И он не стал называть имени убийцы.

Все знают, как провалилось восстание 12 мая, породившее новый кабинет министров.

В этот новый кабинет вошли:

маршал Сульт — председатель совета министров и министр иностранных дел,

г-н Тест — министр юстиции,

г-н Шнайдер — военный министр,

г-н Дюперре — министр военно-морского флота,

г-н Дюшатель — министр внутренних дел,

г-н Кюнен-Гриден — министр торговли,

г-н Дюфор — министр общественных работ,

г-н Вильмен — министр народного просвещения,

г-н Пасси — министр финансов.

Двое последних входили в предыдущую комбинацию состава кабинета, и, когда королю предложили их в качестве министров, он сказал о них так:

— Это враг моей семьи.

— Это мой личный враг.

Выходит, политический кризис стал настолько сильным, что, дабы покончить с ним, король решился включить в состав кабинета министров человека, которого он считал врагом своей семьи, и другого человека, которого он считал своим личным врагом.

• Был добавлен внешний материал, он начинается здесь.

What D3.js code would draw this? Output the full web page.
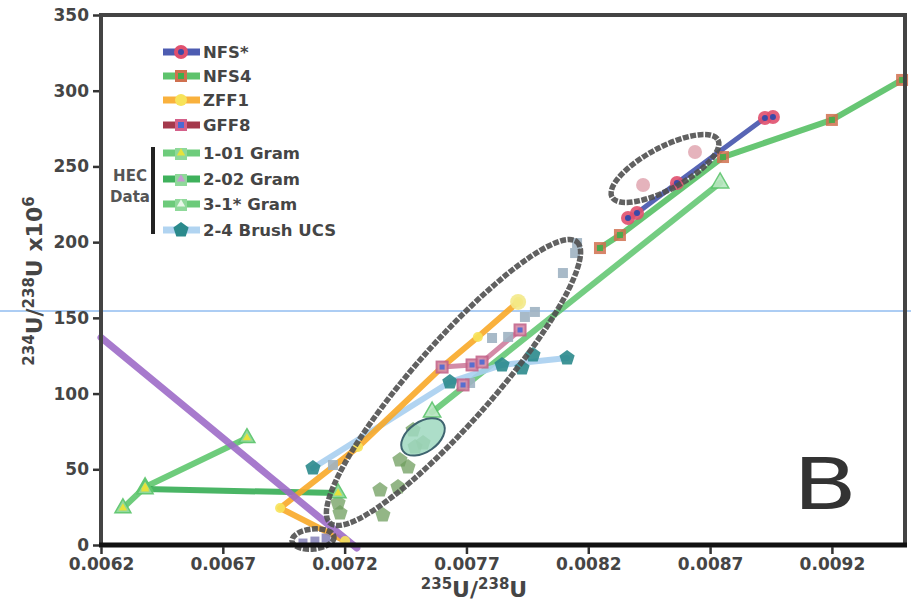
<!DOCTYPE html>
<html><head><meta charset="utf-8">
<script src="https://cdn.jsdelivr.net/npm/d3@7"></script>
<style>body{margin:0;background:#fff}svg{display:block}</style>
</head><body><svg id="c" width="911" height="603"></svg>
<script>
// ---------- data ----------
const xTicks = [0.0062, 0.0067, 0.0072, 0.0077, 0.0082, 0.0087, 0.0092];
const yTicks = [0, 50, 100, 150, 200, 250, 300, 350];
const legendLabels = ["NFS*", "NFS4", "ZFF1", "GFF8", "1-01 Gram", "2-02 Gram", "3-1* Gram", "2-4 Brush UCS"];
const groupLabel = ["HEC", "Data"];

const purpleTrend = [[0.00620,137],[0.00689,45.5],[0.00725,-2]];
const nfsStar = [[0.008363,215.9],[0.008400,219.2],[0.008564,239.1],[0.008925,282.0],[0.008958,282.6]];
const nfsStarFaded = [[0.008425,237.7],[0.008638,259.5]];
const nfs4 = [[0.008248,196.1],[0.008330,204.7],[0.008753,256.2],[0.009200,280.7],[0.009488,307.1]];
const zff1 = [[0.007202,2.6],[0.006935,24.4],[0.007255,64.7],[0.007600,117.5],[0.007747,137.4],[0.007912,160.5]];
const gff8 = [[0.007600,117.5],[0.007723,118.9],[0.007764,120.8],[0.007920,142.0]];
const gff8Extra = [[0.007686,105.7]];
const gram1a = [[0.006290,24.4],[0.006381,38.3],[0.006799,70.7]];
const gram1b = [[0.006381,36.9],[0.007173,34.3]];
const gram2 = [[0.007173,27.7],[0.007181,21.1],[0.007345,36.3],[0.007419,38.3],[0.007427,56.1],
               [0.007460,51.5],[0.007489,64.7],[0.007357,19.8],[0.007481,75.9],[0.007522,67.4]];
const gram3 = [[0.007559,87.8],[0.008741,239.1]];
const brush = [[0.007070,50.8],[0.007632,107.6],[0.007846,118.9],[0.008113,123.5]];
const brushExtra = [[0.007928,116.9],[0.007973,125.5]];
const steel = [[0.008146,192.8],[0.008154,199.4],[0.008096,179.6],[0.007981,153.9],[0.007940,150.6],
               [0.007871,137.4],[0.007805,136.7],[0.007715,107.0],[0.007152,52.8]];
const lavender = [[0.007029,1.3],[0.007078,2.6],[0.007124,4.6]];
// ellipse annotations: major-axis end points in data units
const ellipseAxes = [[0.0071399,14.5,0.0081537,200.1],[0.0082974,229.8,0.0087324,267.5],[0.0069840,2.6,0.0071563,5.3]];
const mintAxis = [0.0074396,62.1,0.0076037,80.6];

// ---------- setup ----------
const svg = d3.select("#c");
const W = 911, H = 603;
const L = 101, R = 905, T = 15, B = 545;
const x = d3.scaleLinear().domain([0.0062, 0.0095]).range([L, R]);
const y = d3.scaleLinear().domain([0, 350]).range([B, T]);
const font = "'DejaVu Sans', Verdana, sans-serif";
const txt = "#454545";
const line = d3.line().x(d => x(d[0])).y(d => y(d[1]));

const C = {
  purple: "#9d6cc8", blue: "#3a4aa8", pink: "#e0506e", green: "#4cbc5c", brown: "#d0704f",
  orange: "#f8a928", yellow: "#f7e35a", dred: "#9a2438", mauve: "#c4648a", bcenter: "#4a6ad4",
  g1: "#5ec66e", g2: "#2aa84a", g3: "#5cc46c", lblue: "#a9cfef", teal: "#2b8a8c",
  olive: "#6f9e5e", steel: "#9fb3c2", lav: "#8986ba", ell: "#505050"
};

// guide line across the picture
svg.append("line").attr("x1", 0).attr("x2", W).attr("y1", 311).attr("y2", 311)
  .attr("stroke", "#5a9be8").attr("stroke-width", 1);

const g = svg.append("g");

function pentagon(r) {
  return d3.range(5).map(k => {
    const a = -Math.PI / 2 + k * 2 * Math.PI / 5;
    return [r * Math.cos(a), r * Math.sin(a)];
  });
}
function drawLine(data, color, w, op) {
  g.append("path").attr("d", line(data)).attr("fill", "none").attr("stroke", color)
    .attr("stroke-width", w).attr("stroke-opacity", op == null ? 0.9 : op)
    .attr("stroke-linejoin", "round").attr("stroke-linecap", "round");
}
function circles(data, r, fill, stroke, op) {
  g.selectAll(null).data(data).enter().append("circle")
    .attr("cx", d => x(d[0])).attr("cy", d => y(d[1])).attr("r", r)
    .attr("fill", fill).attr("stroke", stroke || "none").attr("stroke-width", 2)
    .attr("opacity", op == null ? 1 : op);
}
function squares(data, s, fill, stroke, op) {
  g.selectAll(null).data(data).enter().append("rect")
    .attr("x", d => x(d[0]) - s / 2).attr("y", d => y(d[1]) - s / 2).attr("width", s).attr("height", s)
    .attr("fill", fill).attr("stroke", stroke || "none").attr("stroke-width", 2)
    .attr("opacity", op == null ? 1 : op);
}
function pentas(data, r, fill, op) {
  g.selectAll(null).data(data).enter().append("polygon")
    .attr("points", d => pentagon(r).map(p => [p[0] + x(d[0]), p[1] + y(d[1])].join(",")).join(" "))
    .attr("fill", fill).attr("opacity", op == null ? 1 : op);
}
function tris(data, s, fill, stroke, op) {
  const sym = d3.symbol().type(d3.symbolTriangle).size(s);
  g.selectAll(null).data(data).enter().append("path")
    .attr("d", sym).attr("transform", d => `translate(${x(d[0])},${y(d[1])})`)
    .attr("fill", fill).attr("stroke", stroke || "none").attr("stroke-width", 1.5)
    .attr("opacity", op == null ? 1 : op);
}

// ---------- series ----------
drawLine(gram1a, C.g1, 6, 0.9);
drawLine(gram1b, C.g2, 6, 0.85);
drawLine(gram3, C.g3, 6, 0.85);
drawLine(nfs4, C.green, 6, 0.85);
drawLine(brush, C.lblue, 6, 0.9);
drawLine(zff1, C.orange, 6, 0.9);
drawLine(gff8, C.mauve, 5, 0.75);
drawLine(nfsStar, C.blue, 5, 0.85);
drawLine(purpleTrend, C.purple, 7, 0.9);

// scatter / markers
pentas(gram2, 8, C.olive, 0.75);
squares(steel, 10, C.steel, null, 0.9);
squares(lavender, 9, C.lav, null, 0.9);
tris(gram1a.concat(gram1b), 110, "#8fd99a", C.g1, 0.95);
tris(gram1a.concat(gram1b), 30, "#e6e23c", null, 1);
tris(gram3, 130, "#b8e6c0", "#5cc46c", 0.9);
circles(zff1, 5, C.yellow, null, 0.9);
circles([zff1[zff1.length - 1]], 8, "#f3e98a", null, 0.9);
pentas(brush.concat(brushExtra), 8, C.teal, 0.9);
squares(gff8.concat(gff8Extra), 11, "#d48aa8", C.mauve, 0.9);
squares(gff8.concat(gff8Extra), 5, C.bcenter, null, 0.9);
squares(nfs4, 12, C.brown, null, 0.85);
squares(nfs4, 6, "#3fae4c", null, 0.9);
circles(nfsStarFaded, 7, "#d48090", null, 0.6);
circles(nfsStar, 7, C.pink, null, 0.9);
circles(nfsStar, 3, C.blue, null, 1);

// ---------- ellipse annotations ----------
function ellAttrs(sel, a, ry) {
  const x1 = x(a[0]), y1 = y(a[1]), x2 = x(a[2]), y2 = y(a[3]);
  const cx = (x1 + x2) / 2, cy = (y1 + y2) / 2;
  const rx = Math.hypot(x2 - x1, y2 - y1) / 2;
  const ang = Math.atan2(y2 - y1, x2 - x1) * 180 / Math.PI;
  sel.attr("cx", 0).attr("cy", 0).attr("rx", rx).attr("ry", ry)
    .attr("transform", `translate(${cx},${cy}) rotate(${ang})`);
}
const mint = g.append("ellipse").attr("fill", "#9fd8bf").attr("fill-opacity", 0.85)
  .attr("stroke", "#3f6470").attr("stroke-width", 2);
ellAttrs(mint, mintAxis, 15);
const ellMinor = [40, 21, 10];
ellipseAxes.forEach((a, i) => {
  const e = g.append("ellipse").attr("fill", "none").attr("stroke", C.ell)
    .attr("stroke-width", 5.5).attr("stroke-dasharray", "6 1.5").attr("stroke-opacity", 0.9);
  ellAttrs(e, a, ellMinor[i]);
});

// ---------- axes ----------
const ax = svg.append("g");
ax.append("rect").attr("x", L).attr("y", T).attr("width", R - L).attr("height", B - T)
  .attr("fill", "none").attr("stroke", "#444").attr("stroke-width", 4);
ax.append("line").attr("x1", L - 2).attr("x2", R + 2).attr("y1", B).attr("y2", B)
  .attr("stroke", "#111").attr("stroke-width", 5);

const yAxis = d3.axisLeft(y).tickValues(yTicks).tickSize(6).tickPadding(4).tickFormat(d3.format("d"));
const yg = svg.append("g").attr("transform", `translate(${L - 2},0)`).call(yAxis);
const xAxis = d3.axisBottom(x).tickValues(xTicks).tickSize(7).tickPadding(4).tickFormat(d => d.toFixed(4));
const xg = svg.append("g").attr("transform", `translate(0,${B + 2})`).call(xAxis);
[yg, xg].forEach(s => {
  s.select(".domain").remove();
  s.selectAll(".tick line").attr("stroke", "#333").attr("stroke-width", 2.5);
  s.selectAll(".tick text").attr("font-family", font).attr("font-weight", "bold")
    .attr("font-size", 17).attr("fill", txt);
});

// axis titles
const xt = svg.append("text").attr("x", 474).attr("y", 597).attr("text-anchor", "middle")
  .attr("font-family", font).attr("font-weight", "bold").attr("font-size", 22).attr("fill", txt);
xt.append("tspan").attr("font-size", 15).attr("dy", -8).text("235");
xt.append("tspan").attr("dy", 8).text("U/");
xt.append("tspan").attr("font-size", 15).attr("dy", -8).text("238");
xt.append("tspan").attr("dy", 8).text("U");

const yt = svg.append("text").attr("transform", "translate(42,281) rotate(-90)").attr("text-anchor", "middle")
  .attr("font-family", font).attr("font-weight", "bold").attr("font-size", 22).attr("fill", txt);
yt.append("tspan").attr("font-size", 15).attr("dy", -8).text("234");
yt.append("tspan").attr("dy", 8).text("U/");
yt.append("tspan").attr("font-size", 15).attr("dy", -8).text("238");
yt.append("tspan").attr("dy", 8).text("U x10");
yt.append("tspan").attr("font-size", 15).attr("dy", -8).text("6");

// panel letter
svg.append("text").attr("transform", "translate(793,509) scale(1.3,1)").attr("font-family", "'DejaVu Sans', sans-serif")
  .attr("font-size", 72).attr("fill", "#333").text("B");

// ---------- legend ----------
const lg = svg.append("g");
const rowY = [52, 76, 100, 125, 153, 179, 204, 230];
const legLine = [C.blue, C.green, C.orange, C.dred, C.g1, C.g2, C.g3, C.lblue];
rowY.forEach((ry, i) => {
  lg.append("line").attr("x1", 163).attr("x2", 200).attr("y1", ry).attr("y2", ry)
    .attr("stroke", legLine[i]).attr("stroke-width", 7).attr("stroke-opacity", 0.9);
  const mx = 181;
  if (i === 0) {
    lg.append("circle").attr("cx", mx).attr("cy", ry).attr("r", 7).attr("fill", C.pink);
    lg.append("circle").attr("cx", mx).attr("cy", ry).attr("r", 3).attr("fill", C.blue);
  } else if (i === 1) {
    lg.append("rect").attr("x", mx - 6).attr("y", ry - 6).attr("width", 12).attr("height", 12).attr("fill", C.brown);
    lg.append("rect").attr("x", mx - 3).attr("y", ry - 3).attr("width", 6).attr("height", 6).attr("fill", "#3fae4c");
  } else if (i === 2) {
    lg.append("circle").attr("cx", mx).attr("cy", ry).attr("r", 6).attr("fill", C.yellow);
  } else if (i === 3) {
    lg.append("rect").attr("x", mx - 6).attr("y", ry - 6).attr("width", 12).attr("height", 12).attr("fill", "#d4608a");
    lg.append("rect").attr("x", mx - 3).attr("y", ry - 3).attr("width", 6).attr("height", 6).attr("fill", C.bcenter);
  } else if (i < 7) {
    const inner = ["#e6e23c", "#c49ad0", "#e8f6e8"][i - 4];
    lg.append("rect").attr("x", mx - 6).attr("y", ry - 5).attr("width", 12).attr("height", 12).attr("fill", "#8fd99a");
    lg.append("path").attr("d", d3.symbol().type(d3.symbolTriangle).size(30)())
      .attr("transform", `translate(${mx},${ry})`).attr("fill", inner);
  } else {
    lg.append("polygon").attr("points", pentagon(8).map(p => [p[0] + mx, p[1] + ry].join(",")).join(" "))
      .attr("fill", C.teal);
  }
  lg.append("text").attr("x", 203).attr("y", ry + 6).attr("font-family", font).attr("font-weight", "bold")
    .attr("font-size", 16.5).attr("fill", txt).text(legendLabels[i]);
});
lg.append("rect").attr("x", 151).attr("y", 147).attr("width", 4).attr("height", 87).attr("fill", "#222");
groupLabel.forEach((t, i) => {
  lg.append("text").attr("x", 130).attr("y", 181 + i * 21).attr("text-anchor", "middle")
    .attr("font-family", font).attr("font-weight", "bold").attr("font-size", 15).attr("fill", "#555").text(t);
});
</script></body></html>
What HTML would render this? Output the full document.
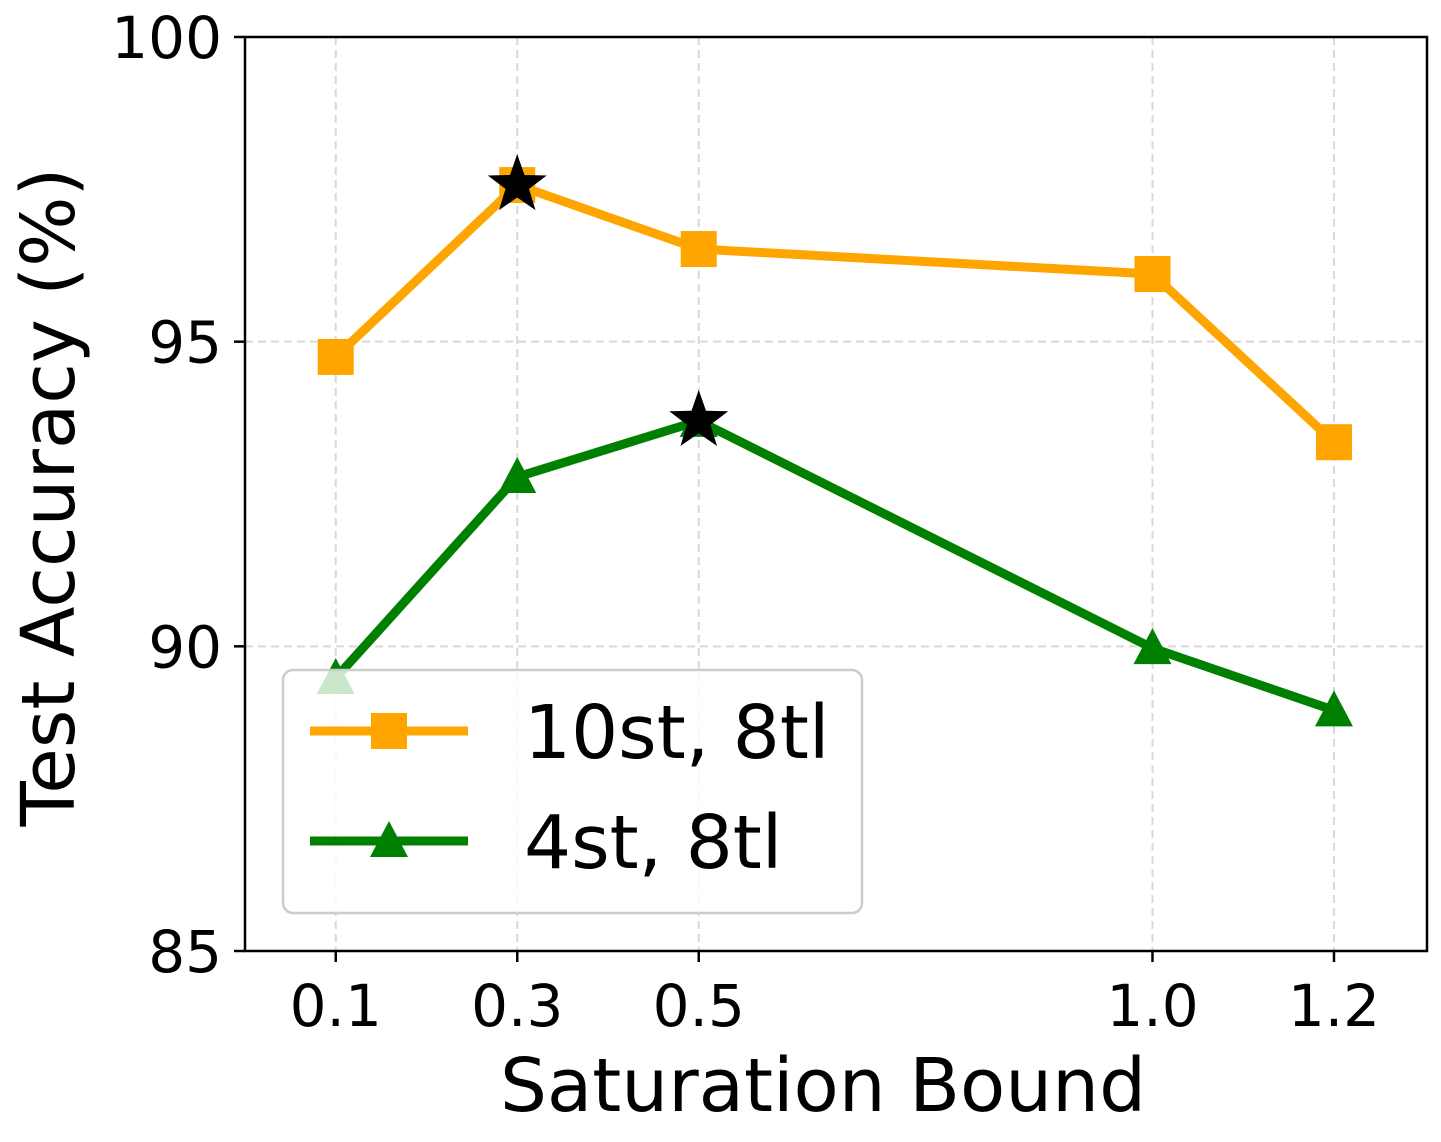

Правда, король чрезвычайно рассчитывал на обольстительность своих манер, ибо был убежден, что, оказавшись рядом с ним, любой человек не может оставаться его врагом и, более того, любой враг, каким бы ярым он ни был, неизбежно должен превратиться в его ставленника.

Это он проделал уже со многими; это он надеялся проделать со всеми; это он и в самом деле проделал с господами Вильменом и Пасси.

Суд Палаты пэров был созван снова.

Барбес, с присущим ему мужеством и благородством, взял на себя всю ответственность за восстание.

Выслушав обвинение в убийстве лейтенанта Друэно, Барбес подал знак, что он хочет говорить.

— Я поднялся не для того, — начал он, — чтобы ответить на ваше обвинение; я не склонен отвечать ни на один из ваших вопросов. Если бы это дело не затрагивало никого, кроме меня, я даже не брал бы слова. Я взываю к вашей совести, и вам следует признать, что вы не судьи, явившиеся судить обвиняемых, а политики, пришедшие распорядиться участью своих политических врагов. Поскольку день двенадцатого мая повлек за собой большое количество арестов, у меня есть долг, который мне необходимо исполнить.

Я заявляю, что в три часа пополудни двенадцатого мая все арестованные граждане ничего не знали о задуманном нами плане напасть на ваше правительство. Они были созваны нашим комитетом, не будучи предупреждены о мотивах созыва, и полагали, что им предстоит всего лишь присутствовать на каком-то смотре; лишь когда они прибыли на место событий, куда мы позаботились доставить боеприпасы и где находилось оружие, я подал сигнал, вручил им ружья и приказал действовать. Стало быть, эти граждане были вовлечены в восстание, будучи принуждены моральным насилием следовать данному приказу. По моему мнению, эти люди невиновны.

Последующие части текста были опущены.